The mapping process was also somewhat less arduous because genomic researchers consult protein databases when they annotate the genomes, and so there is some overlap between resources. For example, they'll search databases like UniProt to find out which protein sequences have been experimentally validated and use that information as supporting evidence for gene transcripts, Martin said. "Because they were doing that already, we were able to map quite a lot of protein sequences because we could find the exact [location]."
The UniProt team's annotation efforts have also resulted in a nice little feedback mechanism for the database as well. When they find protein sequences in Ensembl and RefSeq that are supported by evidence from the literature and are not currently in UniProt, the researchers add them to database, Martin said. They've also been able to extract supporting evidence from databases like Ensembl for some proteins in UniProt that have limited functional data associated with them, she said.

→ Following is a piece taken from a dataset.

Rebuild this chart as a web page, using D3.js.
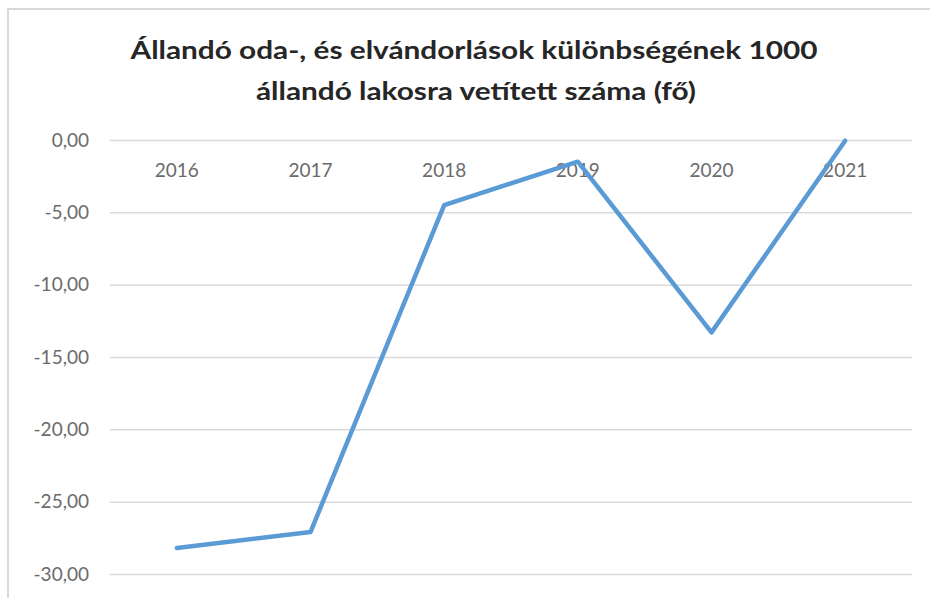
<!DOCTYPE html>
<html lang="hu">
<head>
<meta charset="utf-8">
<title>Állandó oda- és elvándorlások</title>
<script src="https://cdn.jsdelivr.net/npm/d3@7"></script>
<style>
  body { margin: 0; background: #fff; }
  text { font-family: Lato, "Open Sans", sans-serif; }
</style>
</head>
<body>
<svg id="chart"></svg>
<script>
// adatok
var years = ['2016', '2017', '2018', '2019', '2020', '2021'];
var values = [-28.2, -27.1, -4.5, -1.5, -13.3, -0.05];
var yTicks = [0, -5, -10, -15, -20, -25, -30];
var titleLines = ['Állandó oda-, és elvándorlások különbségének 1000', 'állandó lakosra vetített száma (fő)'];

var W = 930, H = 598;
var plot = {left: 110, right: 912, top: 140, bottom: 574};

var svg = d3.select('#chart').attr('width', W).attr('height', H);

// keret (a kép jobb/alsó széle levágva)
svg.append('path')
  .attr('d', 'M8,' + (H + 5) + 'V9H' + (W + 5))
  .attr('fill', 'none').attr('stroke', '#d9d9d9').attr('stroke-width', 2);

// cím - szélességre igazítva (Calibri-szerű arány)
var title = svg.append('g');
var t1 = title.append('text').attr('x', 474).attr('y', 59)
  .attr('text-anchor', 'middle').attr('font-weight', 'bold')
  .attr('font-size', 25).attr('fill', '#262626').text(titleLines[0]);
var ratio = 687 / t1.node().getComputedTextLength();
t1.attr('textLength', 687).attr('lengthAdjust', 'spacingAndGlyphs');
var t2 = title.append('text').attr('x', 476).attr('y', 100)
  .attr('text-anchor', 'middle').attr('font-weight', 'bold')
  .attr('font-size', 25).attr('fill', '#262626').text(titleLines[1]);
t2.attr('textLength', t2.node().getComputedTextLength() * ratio).attr('lengthAdjust', 'spacingAndGlyphs');

var x = d3.scaleBand().domain(years).range([plot.left, plot.right]);
var y = d3.scaleLinear().domain([0, -30]).range([plot.top, plot.bottom]);

var fmt = function(d) { return d3.format('.2f')(d).replace('.', ',').replace('−', '-'); };

// rácsvonalak + y tengely
var yAxis = svg.append('g').attr('transform', 'translate(' + plot.left + ',0)')
  .call(d3.axisLeft(y).tickValues(yTicks).tickFormat(fmt)
    .tickSize(-(plot.right - plot.left)).tickPadding(21));
yAxis.select('.domain').remove();
yAxis.selectAll('line').attr('stroke', '#d9d9d9').attr('stroke-width', 1.5);
yAxis.selectAll('text').attr('fill', '#6b6b6b').attr('font-size', 19);

// x tengely feliratok a 0 vonal alatt
var xAxis = svg.append('g').attr('transform', 'translate(0,' + y(0) + ')')
  .call(d3.axisBottom(x).tickSize(0).tickPadding(24));
xAxis.select('.domain').remove();
xAxis.selectAll('text').attr('fill', '#6b6b6b').attr('font-size', 19);

// vonal
var line = d3.line()
  .x(function(d, i) { return x(years[i]) + x.bandwidth() / 2; })
  .y(function(d) { return y(d); });

svg.append('path').datum(values)
  .attr('d', line)
  .attr('fill', 'none')
  .attr('stroke', '#5b9bd5')
  .attr('stroke-width', 4.5)
  .attr('stroke-linejoin', 'round')
  .attr('stroke-linecap', 'round');
</script>
</body>
</html>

So far, the UniProt team has mapped over 76,000 protein isoforms to the reference. In addition, they have mapped 27 structural and functional features including enzyme active sites, modified residues, protein-binding domains, protein isoforms, post-translational modification sites, and more. The mappings and related annotations — including features' names, supporting literature, and links to full UniProt entries— are provided in Bed and BigBed files. These can be used with genome browsers from the University of California, Santa Cruz, Ensembl, and others. Users can download these files from an ftp site, and they will soon be available as public track hubs on the UCSC and Ensembl genome browsers, McGarvey said. Researchers can also simply download the full sequences and annotations from UniProt directly.
The researchers have also developed a protein data browser that lets researchers scroll through protein sequences and visualize associated annotations. They are now trying to link the protein browser with genome browsers so that researchers can both see and interact with protein features within genome browsers. Currently, protein features and annotations show up as "snapshots" in genome browsers and are not interactive, Martin explained. "That's something that we would like to develop in the next few months," she said.
The researchers are also working on an application programming interface that will provide programmatic access to the protein data, McGarvey said. They are putting the finishing touches on the API and plan to release it sometime this summer. Other activities for the group include mapping protein variation and annotation information to variants in ClinGen.
In a poster presented at this year's Joint Summits on Translational Science, which was held in San Francisco last month, McGarvey shared the results of some initial comparisons between pathogenic and non-pathogenic variants in both UniProt and ClinVar. One table included in the poster reported the results of comparing ClinVar SNPs and analogous UniProt amino acid variants. McGarvey found that 45 percent of UniProt disease variants are also present in ClinVar. His comparison also showed a 35 percent overlap in pathogenic SNPs between UniProt and ClinVar.
The decreased overlap is most likely the result of differing annotation approaches and the fact that each database likely contains information that the other does not, McGarvey said. The comparison was also limited to just ClinVar SNPs and so that could be a contributing factor as well.
"We haven't done a full analysis yet," he said. "We are just starting to look at the data and seeing what it tells us."